You, Me, And a Tanuki is a weekly featured blog run by Michelle, a Californian who is currently one of only two foreigners living in Chibu, a tiny fishing village on one of the Oki islands in Japan. Check back every Saturday for a new post or read more on her website here!

When I first got to Japan, I made a goal to try any food that was offered to me.  Sea snails (freshly cracked out of their shells and still alive), check.  Sea cucumber, check.  Shiokara (fermented salty squid), check.  I’ve encountered some of the grossest edible things I’ve ever seen, but stuck to my goal, tried not to think about the slimy mess in front of me, and ate the new food.

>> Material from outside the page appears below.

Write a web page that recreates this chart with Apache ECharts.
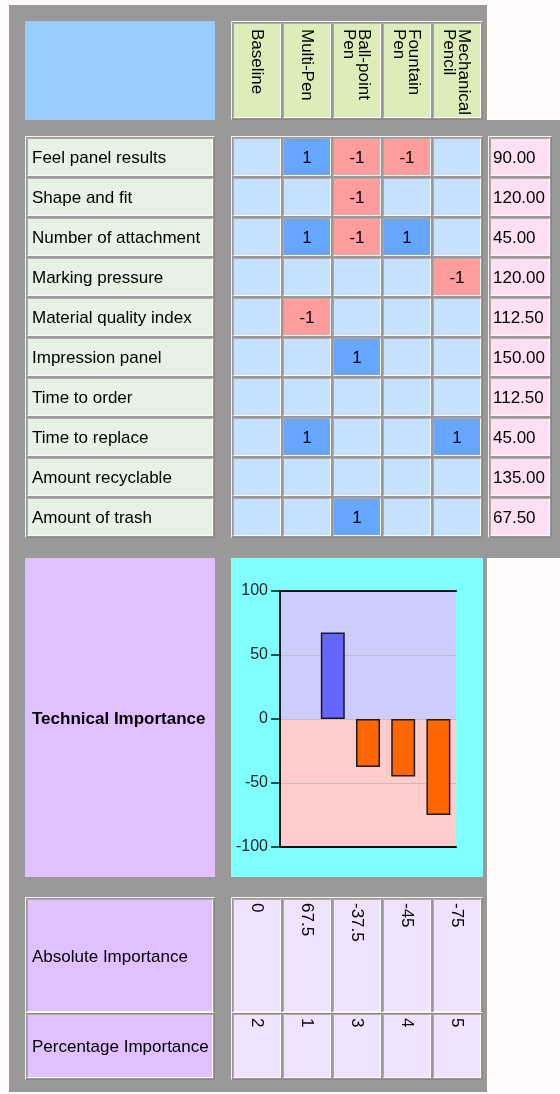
<!DOCTYPE html>
<html><head><meta charset="utf-8">
<script src="https://cdn.jsdelivr.net/npm/echarts@6/dist/echarts.min.js"></script>
<style>html,body{margin:0;padding:0;background:#fffafa}#c{width:560px;height:1094px}</style>
</head><body><div id="c"></div>
<script>
// ---------- data ----------
const concepts = ['Baseline', 'Multi-Pen', 'Ball-point\nPen', 'Fountain\nPen', 'Mechanical\nPencil'];
const requirements = ['Feel panel results', 'Shape and fit', 'Number of attachment', 'Marking pressure',
  'Material quality index', 'Impression panel', 'Time to order', 'Time to replace', 'Amount recyclable', 'Amount of trash'];
const weights = [90, 120, 45, 120, 112.5, 150, 112.5, 45, 135, 67.5];
const relationships = [
  [0, 1, -1, -1, 0],
  [0, 0, -1, 0, 0],
  [0, 1, -1, 1, 0],
  [0, 0, 0, 0, -1],
  [0, -1, 0, 0, 0],
  [0, 0, 1, 0, 0],
  [0, 0, 0, 0, 0],
  [0, 1, 0, 0, 1],
  [0, 0, 0, 0, 0],
  [0, 0, 1, 0, 0]
];
const absoluteImportance = [0, 67.5, -37.5, -45, -75];
const importanceRank = [2, 1, 3, 4, 5];
const summaryLabels = ['Absolute Importance', 'Percentage Importance'];
const chartTitle = 'Technical Importance';

// ---------- layout ----------
const FONT = '"Liberation Sans", Arial, sans-serif';
const FS = 17;
const TY = 1.5; // text baseline nudge
const box = {
  header:  {x: 232, y: 22,   w: 250, h: 97},
  labels:  {x: 26,  y: 137,  w: 188, h: 400},
  matrix:  {x: 232, y: 137,  w: 250, h: 400},
  weights: {x: 489, y: 137,  w: 62,  h: 400},
  absL:    {x: 26,  y: 898,  w: 188, h: 115},
  pctL:    {x: 26,  y: 1013, w: 188, h: 66},
  abs:     {x: 232, y: 898,  w: 250, h: 115},
  pct:     {x: 232, y: 1013, w: 250, h: 66}
};
const C = {
  gray: '#999999', blue: '#99ccff', header: '#ddedba', label: '#e6f2e6',
  empty: '#c6e0ff', pos: '#66a6ff', neg: '#ff9c9c', pink: '#ffe0f2',
  purple: '#e0c0ff', lav: '#efe2ff', cyan: '#80ffff',
  light: '#f6f4f2', dark: '#b0a8a0', outerDark: '#8c8680'
};

function bevel(x, y, w, h, tl, br) {
  return [
    {type: 'polyline', shape: {points: [[x + 0.5, y + h], [x + 0.5, y + 0.5], [x + w, y + 0.5]]}, style: {stroke: tl, lineWidth: 1, fill: 'none'}},
    {type: 'polyline', shape: {points: [[x + w - 0.5, y + 0.5], [x + w - 0.5, y + h - 0.5], [x + 0.5, y + h - 0.5]]}, style: {stroke: br, lineWidth: 1, fill: 'none'}}
  ];
}

const grids = [], xAxes = [], yAxes = [], series = [], graphics = [];

function addTable(b, nx, ny, cellFn) {
  const gi = grids.length;
  grids.push({left: b.x, top: b.y, width: b.w, height: b.h});
  xAxes.push({gridIndex: gi, type: 'category', data: [...Array(nx).keys()], show: false});
  yAxes.push({gridIndex: gi, type: 'category', data: [...Array(ny).keys()], show: false, inverse: true});
  const data = [];
  for (let j = 0; j < ny; j++) for (let i = 0; i < nx; i++) data.push([i, j]);
  graphics.push(...bevel(b.x - 1, b.y - 1, b.w + 2, b.h + 2, C.light, C.outerDark));
  series.push({
    type: 'custom', xAxisIndex: gi, yAxisIndex: gi, data, silent: true, animation: false, z: 2,
    renderItem: (params, api) => {
      const i = api.value(0), j = api.value(1);
      const c = api.coord([i, j]), s = api.size([1, 1]);
      const x = Math.round(c[0] - s[0] / 2) + 1, y = Math.round(c[1] - s[1] / 2) + 1;
      const w = Math.round(s[0]) - 2, h = Math.round(s[1]) - 2;
      const spec = cellFn(i, j);
      const children = [{type: 'rect', shape: {x, y, width: w, height: h}, style: {fill: spec.fill}}];
      children.push(...bevel(x, y, w, h, C.dark, '#fbfaf9'));
      if (spec.text !== '') {
        const st = {text: spec.text, fill: '#000', fontSize: FS, fontFamily: FONT};
        if (spec.mode === 'left') {
          children.push({type: 'text', x: x + spec.pad, y: y + h / 2 + TY, style: Object.assign(st, {align: 'left', verticalAlign: 'middle'})});
        } else if (spec.mode === 'center') {
          children.push({type: 'text', x: x + w / 2, y: y + h / 2 + TY, style: Object.assign(st, {align: 'center', verticalAlign: 'middle'})});
        } else {
          children.push({type: 'text', x: x + w / 2 - 0.5, y: y + spec.pad, rotation: -Math.PI / 2,
            style: Object.assign(st, {align: 'left', verticalAlign: 'middle', lineHeight: 15})});
        }
      }
      return {type: 'group', children};
    }
  });
}

// background panels
graphics.unshift(
  {type: 'rect', shape: {x: 9, y: 5, width: 478, height: 1087}, style: {fill: C.gray}},
  {type: 'rect', shape: {x: 9, y: 120, width: 551, height: 438}, style: {fill: C.gray}},
  {type: 'rect', shape: {x: 25, y: 21, width: 190, height: 99}, style: {fill: C.blue}},
  {type: 'rect', shape: {x: 25, y: 558, width: 190, height: 319}, style: {fill: C.purple}},
  {type: 'rect', shape: {x: 231, y: 558, width: 252, height: 319}, style: {fill: C.cyan}},
  {type: 'text', x: 32, y: 719.5, style: {text: chartTitle, fill: '#000', fontSize: FS, fontWeight: 'bold', fontFamily: FONT, align: 'left', verticalAlign: 'middle'}}
);

addTable(box.header, concepts.length, 1, (i) => ({fill: C.header, text: concepts[i], mode: 'vtop', pad: 6}));
addTable(box.labels, 1, requirements.length, (i, j) => ({fill: C.label, text: requirements[j], mode: 'left', pad: 5}));
addTable(box.matrix, concepts.length, requirements.length, (i, j) => {
  const v = relationships[j][i];
  return {fill: v > 0 ? C.pos : v < 0 ? C.neg : C.empty, text: v ? String(v) : '', mode: 'center'};
});
addTable(box.weights, 1, weights.length, (i, j) => ({fill: C.pink, text: weights[j].toFixed(2), mode: 'left', pad: 3}));
addTable(box.absL, 1, 1, () => ({fill: C.purple, text: summaryLabels[0], mode: 'left', pad: 5}));
addTable(box.pctL, 1, 1, () => ({fill: C.purple, text: summaryLabels[1], mode: 'left', pad: 5}));
addTable(box.abs, concepts.length, 1, (i) => ({fill: C.lav, text: String(absoluteImportance[i]), mode: 'vtop', pad: 4}));
addTable(box.pct, concepts.length, 1, (i) => ({fill: C.lav, text: String(importanceRank[i]), mode: 'vtop', pad: 4}));

// ---------- bar chart ----------
const gc = grids.length;
grids.push({left: 280, top: 591, width: 176, height: 256});
const xb = xAxes.length;
xAxes.push({gridIndex: gc, type: 'category', data: concepts, position: 'bottom',
  axisLine: {onZero: false, lineStyle: {color: '#111', width: 2}}, axisTick: {show: false}, axisLabel: {show: false}, z: 2});
xAxes.push({gridIndex: gc, type: 'category', data: concepts, position: 'top',
  axisLine: {onZero: false, lineStyle: {color: '#111', width: 2}}, axisTick: {show: false}, axisLabel: {show: false}, z: 2});
const yb = yAxes.length;
yAxes.push({gridIndex: gc, type: 'value', min: -100, max: 100, interval: 50, z: 2,
  axisLine: {show: true, lineStyle: {color: '#111', width: 2}},
  axisTick: {show: true, length: 9, lineStyle: {color: '#111', width: 1.5}},
  axisLabel: {fontSize: 16, color: '#222', fontFamily: FONT, margin: 12},
  splitLine: {show: true, lineStyle: {color: '#c0c0c0', width: 1.2}}});

series.push({
  type: 'line', xAxisIndex: xb, yAxisIndex: yb, data: absoluteImportance.map(() => null),
  showSymbol: false, lineStyle: {opacity: 0}, silent: true, animation: false, z: 1,
  markArea: {silent: true, z: 1, itemStyle: {opacity: 1}, data: [
    [{yAxis: 0, itemStyle: {color: '#ccccff'}}, {yAxis: 100}],
    [{yAxis: -100, itemStyle: {color: '#ffcccc'}}, {yAxis: 0}]
  ]}
});
series.push({
  type: 'bar', xAxisIndex: xb, yAxisIndex: yb, barWidth: '68%', z: 3, animation: false,
  data: absoluteImportance.map(v => ({
    value: v,
    itemStyle: {color: v >= 0 ? '#6666ff' : '#ff6600', borderColor: '#1a1a1a', borderWidth: v === 0 ? 0 : 1.5}
  }))
});

const chart = echarts.init(document.getElementById('c'), null, {renderer: 'canvas', width: 560, height: 1094});
chart.setOption({
  backgroundColor: '#fffafa',
  animation: false,
  grid: grids, xAxis: xAxes, yAxis: yAxes, series,
  graphic: {elements: graphics.map(g => Object.assign({silent: true, z: 0}, g))}
});
</script>
</body></html>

To up the ante on my food challenge, I told myself that I would eat every dish  that was served in kyuushoku (school lunch).  The main reason I took this challenge is that I think it sets a good example for the kids, who are made to sit at the lunch table until they finish every bite of their food.  Usually, completing my goal isn’t a chore at all.  I’ve had some of the most delicious meals I’ve ever encountered in Japan served to me in the lunchroom at school.  But it hasn’t all been easy.  I’m not a fan of shishamo (pregnant smelt fish) which are eaten with head, eyes, tail, bones…everything, intact.  As unappealing as shishamo is to me, I still manage to eat all of them when they are served in the school lunch.

Unfortunately, my undefeated school lunch record has come to an end.